Pipeline Workshops™: Critical Chain Project Management

One of the areas we single-out for deeper discussion in a Pipeline workshop™ – what we call Velocity Accelerators – deals with the imperative of replacing the current method used to schedule jobs;  actually, the current method used to schedule a portfolio of jobs.

Chain

The nature of the workflow in homebuilding production is project portfolio management.  Yes, there is workflow performed in processes, but those processes are generally embedded, enabling, and supporting;  process workflow is different than project workflow.

The process of building a home – what we call the Start-to-Completion process – is actually the management of multiple projects that share resources.  It is the structuring and the management of a portfolio of job schedules, with interdependencies and interactions of tasks and resources.

The current method of project scheduling is known as the Critical Path Method (CPM), which evolved from the Program Evaluation and Review Technique (PERT) in the 1950s;  it has been in existence for more than sixty years;  it is the method used in every homebuilding ERP suite.

PERT and CPM were designed for programs with large, complex structures (Polaris weapons system, Manhattan Project), but the Critical Path Method has become the de facto standard for scheduling all types of projects:  construction, aerospace/defense, software development, product development, research.

The problem with CPM is that it was not designed for managing a portfolio of projects, and it was not designed to function in environments where velocity is important, where faster cycle time and higher inventory turns are critical drivers of business outcomes.

Where it must contend with variation and uncertainty, CPM offers only a buffer of additional time – individual task durations lengthened to protect the completion date of each task, but not necessarily the completion date of the project.
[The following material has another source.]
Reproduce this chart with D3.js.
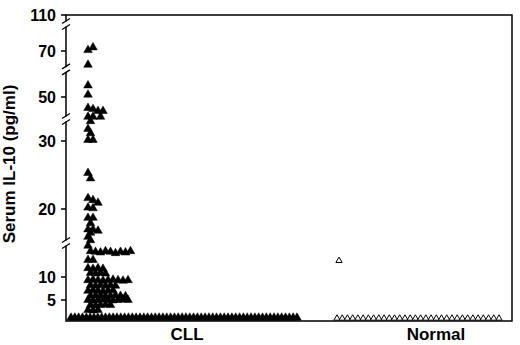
<!DOCTYPE html>
<html>
<head>
<meta charset="utf-8">
<script src="https://cdn.jsdelivr.net/npm/d3@7"></script>
<style>
  body { margin: 0; background: #fff; }
  svg { display: block; }
  text { font-family: "Liberation Sans", Arial, sans-serif; font-weight: bold; fill: #000; }
</style>
</head>
<body>
<div id="chart"></div>
<script>
// groups and axis ticks
const groups = ['CLL', 'Normal']
const yTicks = [5, 10, 20, 30, 50, 70, 110]
const yBreaks = [15, 40, 62, 100]
const yTitle = 'Serum IL-10 (pg/ml)'

// serum IL-10 values (0 = below detection)
const cllValues = [
    71, 74, 64, 55, 51, 45, 44.5, 43.6, 43.6, 41, 41, 41, 39, 35.5, 33.5, 30.5, 30.5,
    25.3, 24.5,
    21.6, 21.3, 20.9, 20.2, 20.1,
    18.7, 18.7, 17.9,
    17, 17, 16.8, 16.5,
    15.9, 15.4, 14.6,
    13.8, 13.7, 13.6, 13.8, 13.7, 13.5, 13.7, 13.6, 13.8,
    12.5, 12.5,
    11.3, 11.2, 11.3, 11.2,
    10.6, 10.5, 10.6, 10.5,
    9.3, 9.4, 9.3, 9.2, 9.3, 9.4, 9.3, 9.2, 9.3,
    8.2, 8.1, 8.2, 8.1, 8.2, 8.1,
    7, 7.1, 7, 6.9, 7, 7.1,
    5.9, 6, 5.9, 5.8, 5.9, 6, 5.9, 5.8,
    5, 4.9, 5, 5.1, 5, 4.9, 5, 5.1, 5,
    3.8, 3.7, 3.8, 3.9, 3.8,
    2.6, 2.5, 2.6,
    0, 0, 0, 0, 0, 0, 0, 0, 0, 0, 0, 0, 0, 0, 0, 0, 0, 0, 0, 0,
    0, 0, 0, 0, 0, 0, 0, 0, 0, 0, 0, 0, 0, 0, 0, 0, 0, 0, 0, 0,
    0, 0, 0, 0, 0, 0, 0, 0, 0, 0, 0, 0, 0, 0, 0, 0, 0, 0, 0, 0
]
const normalValues = [
    12.4,
    0, 0, 0, 0, 0, 0, 0, 0, 0, 0, 0, 0, 0, 0, 0, 0,
    0, 0, 0, 0, 0, 0, 0, 0, 0, 0, 0, 0, 0, 0, 0, 0
]

const width = 520, height = 345
const mLeft = 66, mRight = 512, mTop = 15, mBottom = 321

const svg = d3.select('#chart').append('svg')
    .attr('width', width).attr('height', height)

// broken y axis -> one piecewise linear scale
const y = d3.scaleLinear()
    .domain([0, 5, 10, 20, 30, 50, 70, 110])
    .range([mBottom, 300, 277, 209, 141, 97, 51, mTop])

const xLabel = d3.scalePoint().domain(groups).range([187, 436])

// where each group is drawn
const layout = {
    CLL: { swarm: 88, step: 2.5, row: [71, 297], size: 32, filled: true },
    Normal: { swarm: 339, step: 2.5, row: [337, 499], size: 17, filled: false }
}

// greedy dodge: rows fill to the right, neighbouring rows interleave
function placePoints(values, cfg) {
    const zeros = values.filter(v => v === 0)
    const rowX = d3.scalePoint().domain(d3.range(zeros.length)).range(cfg.row)
    const placed = []
    values.filter(v => v > 0).forEach(v => {
        const py = y(v)
        let k = 0
        const hit = cx => placed.some(p => {
            const dx = Math.abs(p.x - cx), dy = Math.abs(p.y - py)
            return (dy < 3 && dx < 4.8) || (dy < 6 && dx < 2.4)
        })
        while (hit(cfg.swarm + k * cfg.step)) k++
        placed.push({ v: v, x: cfg.swarm + k * cfg.step, y: py })
    })
    zeros.forEach((v, i) => placed.push({ v: v, x: rowX(i), y: y(v), base: true }))
    return placed
}

// frame
svg.append('path')
    .attr('d', `M${mLeft},${mTop}H${mRight}V${mBottom}H${mLeft}Z`)
    .attr('fill', 'none').attr('stroke', '#000').attr('stroke-width', 1.5)

// ticks
svg.append('g').selectAll('line').data(yTicks).enter().append('line')
    .attr('x1', mLeft - 5).attr('x2', mLeft)
    .attr('y1', d => y(d)).attr('y2', d => y(d))
    .attr('stroke', '#000').attr('stroke-width', 1.5)

svg.append('g').selectAll('text').data(yTicks).enter().append('text')
    .attr('x', 56).attr('y', d => y(d)).attr('dy', '0.36em')
    .attr('text-anchor', 'end').style('font-size', '16px')
    .text(d => d)

// axis breaks
const brk = svg.append('g').selectAll('g').data(yBreaks).enter().append('g')
    .attr('transform', d => `translate(${mLeft},${y(d)})`)
brk.append('rect').attr('x', -3).attr('y', -2.5).attr('width', 6).attr('height', 5).attr('fill', '#fff')
brk.append('path')
    .attr('d', 'M-4,-0.5L4,-5.5M-4,5.5L4,0.5')
    .attr('stroke', '#000').attr('stroke-width', 1.3).attr('fill', 'none')

// points
groups.forEach(g => {
    const cfg = layout[g]
    const vals = g === 'CLL' ? cllValues : normalValues
    const pts = placePoints(vals, cfg)
    const sym = d3.symbol().type(d3.symbolTriangle).size(cfg.size)
    const h = Math.sqrt(cfg.size * 4 / Math.sqrt(3)) * Math.sqrt(3) / 2
    svg.append('g').selectAll('path').data(pts).enter().append('path')
        .attr('d', sym)
        .attr('transform', d => `translate(${d.x},${d.base ? d.y - h / 3 - 0.8 : d.y})`)
        .attr('fill', cfg.filled ? '#000' : '#fff')
        .attr('stroke', '#000')
        .attr('stroke-width', cfg.filled ? 0.5 : 1)
})

// group labels
svg.append('g').selectAll('text').data(groups).enter().append('text')
    .attr('x', d => xLabel(d)).attr('y', 340)
    .attr('text-anchor', 'middle').style('font-size', '17px')
    .text(d => d)

// y title
svg.append('text')
    .attr('transform', 'translate(15,164) rotate(-90)')
    .attr('text-anchor', 'middle').style('font-size', '17px')
    .text(yTitle)
</script>
</body>
</html>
For the most part, builders are oblivious to the effects of variation on their production system.  The cost of variation is always the same:  it is the Gross Income lost from all of the closings that never occurred, from houses that were never built with the capacity they paid to have;  for a profitable builder, it is Gross Income that would have become Net Income, and ultimately, Net Profit.

Moreover, CPM considers task dependency (the predecessor-successor relationships of tasks) in its work breakdown structure, but it does not resolve resource contention;  it does not consider situations in which tasks of different projects (jobs) depend on the availability of resources that do not have sufficient capacity to meet the demand being placed upon them.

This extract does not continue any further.